*Aim:* Transcribe the listing below from its opening line up to and including the line that contains "color=line_color, lw=3.6, solid_capstyle='round')"; reproduce nothing else.

"""

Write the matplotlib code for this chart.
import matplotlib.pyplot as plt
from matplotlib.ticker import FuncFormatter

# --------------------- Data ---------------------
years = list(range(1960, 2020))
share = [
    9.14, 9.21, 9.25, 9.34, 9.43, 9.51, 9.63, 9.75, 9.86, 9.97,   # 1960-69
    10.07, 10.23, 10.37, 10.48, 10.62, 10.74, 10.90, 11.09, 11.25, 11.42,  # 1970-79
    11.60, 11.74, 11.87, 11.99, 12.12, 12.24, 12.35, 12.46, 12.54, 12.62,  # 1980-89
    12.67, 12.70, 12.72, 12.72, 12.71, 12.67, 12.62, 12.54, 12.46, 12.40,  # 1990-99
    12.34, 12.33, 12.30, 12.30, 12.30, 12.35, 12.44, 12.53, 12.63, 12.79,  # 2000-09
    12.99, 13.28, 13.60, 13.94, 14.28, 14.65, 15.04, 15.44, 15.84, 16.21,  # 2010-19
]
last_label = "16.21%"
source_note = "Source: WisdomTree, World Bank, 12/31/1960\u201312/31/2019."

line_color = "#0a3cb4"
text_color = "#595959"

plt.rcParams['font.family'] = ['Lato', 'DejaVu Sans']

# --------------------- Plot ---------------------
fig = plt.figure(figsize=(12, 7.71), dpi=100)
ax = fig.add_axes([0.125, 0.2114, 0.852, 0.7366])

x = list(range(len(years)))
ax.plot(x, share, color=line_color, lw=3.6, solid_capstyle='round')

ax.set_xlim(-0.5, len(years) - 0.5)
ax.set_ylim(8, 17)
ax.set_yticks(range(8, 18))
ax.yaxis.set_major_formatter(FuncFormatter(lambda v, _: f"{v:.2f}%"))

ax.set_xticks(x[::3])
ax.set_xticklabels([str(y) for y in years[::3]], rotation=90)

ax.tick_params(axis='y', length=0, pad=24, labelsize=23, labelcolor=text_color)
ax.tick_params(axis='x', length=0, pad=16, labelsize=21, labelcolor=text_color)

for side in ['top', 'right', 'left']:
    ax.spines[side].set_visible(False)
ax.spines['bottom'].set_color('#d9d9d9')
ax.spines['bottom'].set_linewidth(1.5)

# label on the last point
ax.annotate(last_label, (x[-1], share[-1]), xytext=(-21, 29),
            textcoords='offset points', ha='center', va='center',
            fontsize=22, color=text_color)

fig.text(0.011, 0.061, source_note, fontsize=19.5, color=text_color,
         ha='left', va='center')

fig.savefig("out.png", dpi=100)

"""

*Task response:*
Write the matplotlib code for this chart.
import matplotlib.pyplot as plt
from matplotlib.ticker import FuncFormatter

# --------------------- Data ---------------------
years = list(range(1960, 2020))
share = [
    9.14, 9.21, 9.25, 9.34, 9.43, 9.51, 9.63, 9.75, 9.86, 9.97,   # 1960-69
    10.07, 10.23, 10.37, 10.48, 10.62, 10.74, 10.90, 11.09, 11.25, 11.42,  # 1970-79
    11.60, 11.74, 11.87, 11.99, 12.12, 12.24, 12.35, 12.46, 12.54, 12.62,  # 1980-89
    12.67, 12.70, 12.72, 12.72, 12.71, 12.67, 12.62, 12.54, 12.46, 12.40,  # 1990-99
    12.34, 12.33, 12.30, 12.30, 12.30, 12.35, 12.44, 12.53, 12.63, 12.79,  # 2000-09
    12.99, 13.28, 13.60, 13.94, 14.28, 14.65, 15.04, 15.44, 15.84, 16.21,  # 2010-19
]
last_label = "16.21%"
source_note = "Source: WisdomTree, World Bank, 12/31/1960\u201312/31/2019."

line_color = "#0a3cb4"
text_color = "#595959"

plt.rcParams['font.family'] = ['Lato', 'DejaVu Sans']

# --------------------- Plot ---------------------
fig = plt.figure(figsize=(12, 7.71), dpi=100)
ax = fig.add_axes([0.125, 0.2114, 0.852, 0.7366])

x = list(range(len(years)))
ax.plot(x, share, color=line_color, lw=3.6, solid_capstyle='round')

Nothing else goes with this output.